La génération précédente a en effet relativement rapidement connu les portefeuilles ministériels et la pratique du pouvoir, dont ils ont tiré leur légitimité, et c’est d’ailleurs ce rapport aux années Sarkozy et les déchirures qui ont suivi qui différencie les « jeunes » du groupe des autres députés LR : « La plupart ont commencé à être élus une fois que Sarkozy était parti, ils n’ont pas été concernés par les diverses intrigues politiciennes et les guerres de clans qui ont souvent agité les anciens de LR. Les anciens étaient pris dans des jeux de faction, alors que pour des élus qui ont émergé dans un parti en déclin, les factions ressemblent à un luxe. » Pour autant, cette différence de socialisation, de légitimité et de trajectoires politiques ne doit pas conduire à « exagérer la confrontation », pour Emilien Houard-Vial : « Le choix d’Olivier Marleix est aussi lié au fait qu’il n’y a plus de grande figure de LR à l’Assemblée nationale, ou en tout cas que celles-ci ont compris qu’il était plus simple de rester dans leurs collectivités. Il est connu pour son travail à l’Assemblée nationale, s’il faut incarner une opposition à Macron, il a montré qu’il pouvait y aller, avec une parole claire, structurée. »
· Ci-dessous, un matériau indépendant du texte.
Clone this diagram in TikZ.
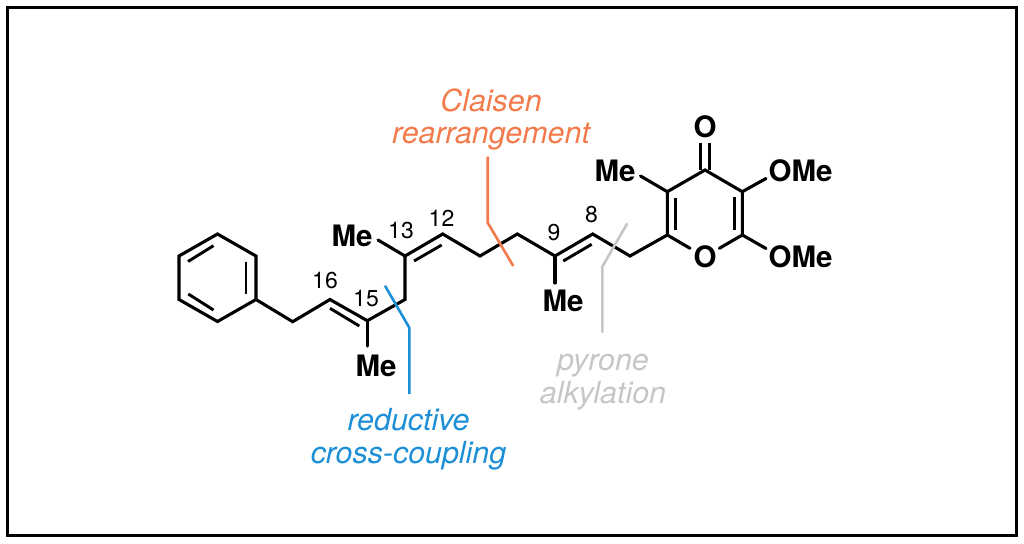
\documentclass[tikz,border=0pt]{standalone}
\usepackage{fontspec}
\setmainfont{TeX Gyre Heros}
\definecolor{claisen}{HTML}{F27A4B}
\definecolor{reductive}{HTML}{1C8FD6}
\definecolor{pyrone}{HTML}{C6C6C6}
\tikzset{
  x=1pt,y=-1pt,
  bond/.style={line width=3.1pt,line join=miter,line cap=round,black},
  dbl/.style={line width=2.9pt,line cap=butt,black},
  atom/.style={inner sep=0pt,font=\fontsize{29.5}{30}\selectfont\bfseries},
  num/.style={inner sep=0pt,font=\fontsize{23}{24}\selectfont},
  tag/.style={inner sep=0pt,align=center,font=\fontsize{30.4}{32.5}\selectfont\itshape},
  cut/.style={line width=2.6pt,line join=miter}
}
\begin{document}
\begin{tikzpicture}
\useasboundingbox (0,0) rectangle (1024,543);
\draw[line width=3.4pt] (7.7,7.7) rectangle (1016.5,535.5);
% atoms
\coordinate (b1) at (217.5,234);
\coordinate (b2) at (256,256);
\coordinate (b3) at (256,299.5);
\coordinate (b4) at (217.5,321.5);
\coordinate (b5) at (179,299.5);
\coordinate (b6) at (179,256);
\coordinate (c17) at (292.7,321.7);
\coordinate (c16) at (330,299.5);
\coordinate (c15) at (367.3,320.7);
\coordinate (c14) at (405,299.5);
\coordinate (c13) at (405,256);
\coordinate (c12) at (442.7,234);
\coordinate (c11) at (480,256);
\coordinate (c10) at (517.3,234);
\coordinate (c9) at (555,256);
\coordinate (c8) at (592.7,234);
\coordinate (c7) at (630,256);
\coordinate (p2) at (667.3,235);
\coordinate (p3) at (667.3,191.7);
\coordinate (p4) at (705,170);
\coordinate (p5) at (742.3,191.7);
\coordinate (p6) at (742.3,235);
\node[atom] (O1) at (705,257) {O};
\node[atom] (O2) at (705,126.5) {O};
\node[atom] (Me1) at (352,236) {Me};
\node[atom] (Me2) at (376,366) {Me};
\node[atom] (Me3) at (563,301) {Me};
\node[atom] (Me4) at (615,171) {Me};
\node[atom] (OMe1) at (800.5,171) {OMe};
\node[atom] (OMe2) at (800.5,257) {OMe};
% skeleton
\draw[bond] (b1)--(b2)--(b3)--(b4)--(b5)--(b6)--cycle;
\draw[bond] (b3)--(c17)--(c16)--(c15)--(c14)--(c13)--(c12)--(c11)--(c10)--(c9)--(c8)--(c7)--(p2)--(p3)--(p4)--(p5)--(p6);
\draw[bond] (p2)--(690,248.3);
\draw[bond] (p6)--(719.3,248.3);
\draw[bond] (c15)--(367.3,346);
\draw[bond] (c9)--(555,283);
\draw[bond] (c13)--(378,240);
\draw[bond] (p3)--(640.5,176);
\draw[bond] (p5)--(766,178.5);
\draw[bond] (p6)--(766,248.5);
\draw[dbl] (700.3,170)--(700.3,143);
\draw[dbl] (709.5,170)--(709.5,143);
% inner double bonds
\draw[dbl] (246,261.7)--(246,293.5);
\draw[dbl] (188,261.5)--(213.5,245.7);
\draw[dbl] (188.3,294)--(213.5,310);
\draw[dbl] (330,308.3)--(359.3,326);
\draw[dbl] (414,261)--(441.7,245);
\draw[dbl] (563.3,261)--(591.7,244.3);
\draw[dbl] (675.7,197.5)--(675.7,230);
\draw[dbl] (734.3,197)--(734.3,230);
% numbers
\node[num] (n16) at (325,281) {16};
\node[num] (n15) at (366,299) {15};
\node[num] (n13) at (401,231) {13};
\node[num] (n12) at (441.5,218.5) {12};
\node[num] (n9) at (554,233) {9};
\node[num] (n8) at (591.5,215) {8};
% retro cuts
\coordinate (bl1) at (385,285.7);
\coordinate (bl2) at (409.3,327.7);
\coordinate (bl3) at (409.3,394);
\coordinate (or1) at (487.7,156.7);
\coordinate (or2) at (487.7,222.7);
\coordinate (or3) at (513.3,266);
\coordinate (gr1) at (602.3,332.7);
\coordinate (gr2) at (602.3,266.7);
\coordinate (gr3) at (627.3,223.3);
\draw[cut,reductive] (bl1)--(bl2)--(bl3);
\draw[cut,claisen] (or1)--(or2)--(or3);
\draw[cut,pyrone] (gr1)--(gr2)--(gr3);
\node[tag,text=claisen] (tClaisen) at (491,119.5) {Claisen\\rearrangement};
\node[tag,text=reductive] (tRed) at (408.5,439) {reductive\\cross-coupling};
\node[tag,text=pyrone] (tPyr) at (603,382) {pyrone\\alkylation};
\end{tikzpicture}
\end{document}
Sans oublier que dans la droite française, « la jeunesse peut difficilement être un argument en soi pour gagner. LR reste un parti qui fonctionne quand même au prestige, et qui a tendance à valoriser les gens qui ont le plus de médailles sur leurs vestes. » En clair, avec Olivier Marleix, LR fait le choix du sérieux, et surtout de quelqu’un « qui ne jouera pas son agenda personnel. » « Marleix n’est pas vu comme un magouilleur, il a gravi les échelons progressivement, on ne peut pas l’accuser d’arrivisme. En dehors même des questions de ligne, LR avait besoin de quelqu’un de ‘corpo’pour être audible, parce qu’il y a un enjeu d’unité », explique le chercheur, en soulignant à cet égard le rôle des « whip » qui ont pour mission de « vérifier que tout le monde vote bien comme il faut » dans le groupe. Un costume qu’avait justement endossé Julien Dive lors de la dernière législature, et qui pourrait mettre cette expérience à profit.

Olivier Marleix : « le choix d’une éthique gouvernementale »
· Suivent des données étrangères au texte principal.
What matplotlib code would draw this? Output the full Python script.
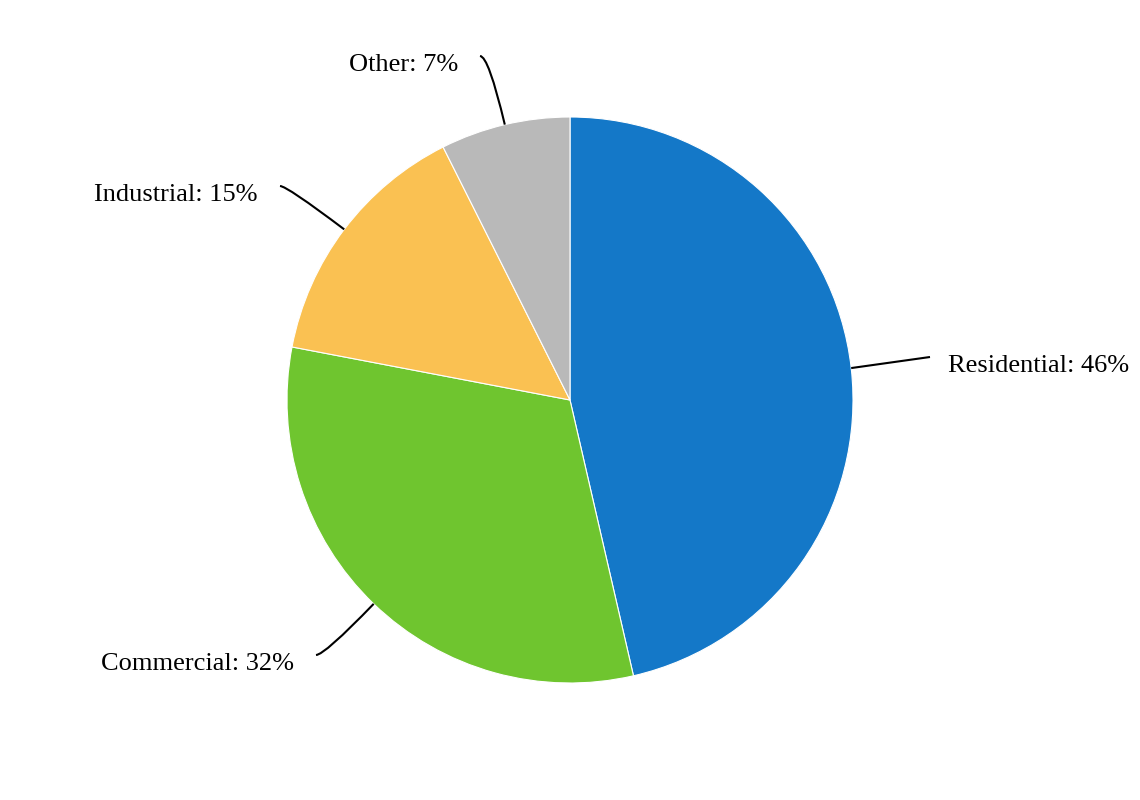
import numpy as np
import matplotlib; matplotlib.use("Agg")
import matplotlib.pyplot as plt
from matplotlib.path import Path
from matplotlib.patches import PathPatch

categories = ["Residential", "Commercial", "Industrial", "Other"]
shares = [46.4, 31.6, 14.6, 7.4]
colors = ["#1478C8", "#6FC52F", "#FAC152", "#B9B9B9"]

# layout in pixel-like data coords (y up): pie centre/radius and label anchors
CX, CY, R = 570, 400, 283
LABEL_AT = {"Residential": (930, 443, "left"), "Commercial": (316, 145, "right"),
            "Industrial": (280, 614, "right"), "Other": (480, 744, "right")}

plt.rcParams["font.family"] = ["Liberation Serif", "DejaVu Serif"]
fig = plt.figure(figsize=(11.4, 8), dpi=100)
ax = fig.add_axes([0, 0, 1, 1])

wedges, _ = ax.pie(shares, colors=colors, startangle=90, counterclock=False,
                   center=(CX, CY), radius=R, frame=True,
                   wedgeprops=dict(edgecolor="white", linewidth=0.8))
ax.set_xlim(0, 1140); ax.set_ylim(0, 800); ax.set_aspect("equal"); ax.axis("off")

for w, name, v in zip(wedges, categories, shares):
    mid = np.deg2rad((w.theta1 + w.theta2) / 2)
    ux, uy = np.cos(mid), np.sin(mid)
    sx, sy = CX + R * ux, CY + R * uy
    ex, ey, ha = LABEL_AT[name]
    if abs(uy) > 0.3:
        t = (ey - sy) / uy
        cx, cy = sx + t * ux, ey
    else:
        cx, cy = (sx + ex) / 2, (sy + ey) / 2
    path = Path([(sx, sy), (cx, cy), (ex, ey)], [Path.MOVETO, Path.CURVE3, Path.CURVE3])
    ax.add_patch(PathPatch(path, fill=False, color="black", lw=1.5, zorder=3))
    tx = ex + 18 if ha == "left" else ex - 22
    ax.text(tx, ey - 9, f"{name}: {round(v)}%", ha=ha, va="center", fontsize=19, color="black")

fig.savefig("out.png", dpi=100, facecolor="white")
Pour Emilien Houard-Vial, le débat n’est actuellement « pas si polarisé » au sein de LR, et toutes les lignes sont finalement d’accord sur l’attitude à avoir à l’égard d’Emmanuel Macron. C’est encore plus vrai au sein du groupe parlementaire, un « parti dans le parti », qui a son propre agenda et qui jouera d’après lui le jeu du travail parlementaire, dans un registre de « sérieux » qui correspond au chef de file élu aujourd’hui : « L’opposition à l’Assemblée nationale est toujours entre deux rôles traditionnels. Il y a un rôle de parleur, un travail de tribunicien, pour porter la voix des mécontents, puis il y a un rôle de faiseur, avec des députés qui jouent le jeu des commissions en essayant d’orienter les textes de loi. Le groupe LR va tenter de renvoyer l’image de députés qui ont conscience que leurs votes ont un impact sur la réalité quotidienne des Français, en affichant une sorte d’éthique de gouvernement. Même les plus radicaux expliquent qu’ils seront responsables et qu’ils ne feront pas comme le Rassemblement national. »
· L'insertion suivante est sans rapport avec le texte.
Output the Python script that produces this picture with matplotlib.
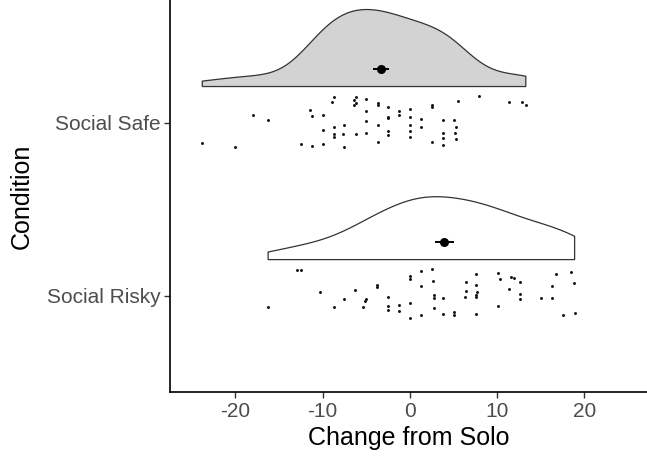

Le vrai moment de choix d’une ligne politique devrait donc plutôt être l’élection du prochain président de LR fin octobre prochain. Cette différence de culture entre les générations s’y jouera peut-être dans un registre plus politique que la présidence du groupe à l’Assemblée nationale, puisque Laurent Wauquiez et Aurélien Pradié sont pressentis comme candidats potentiels.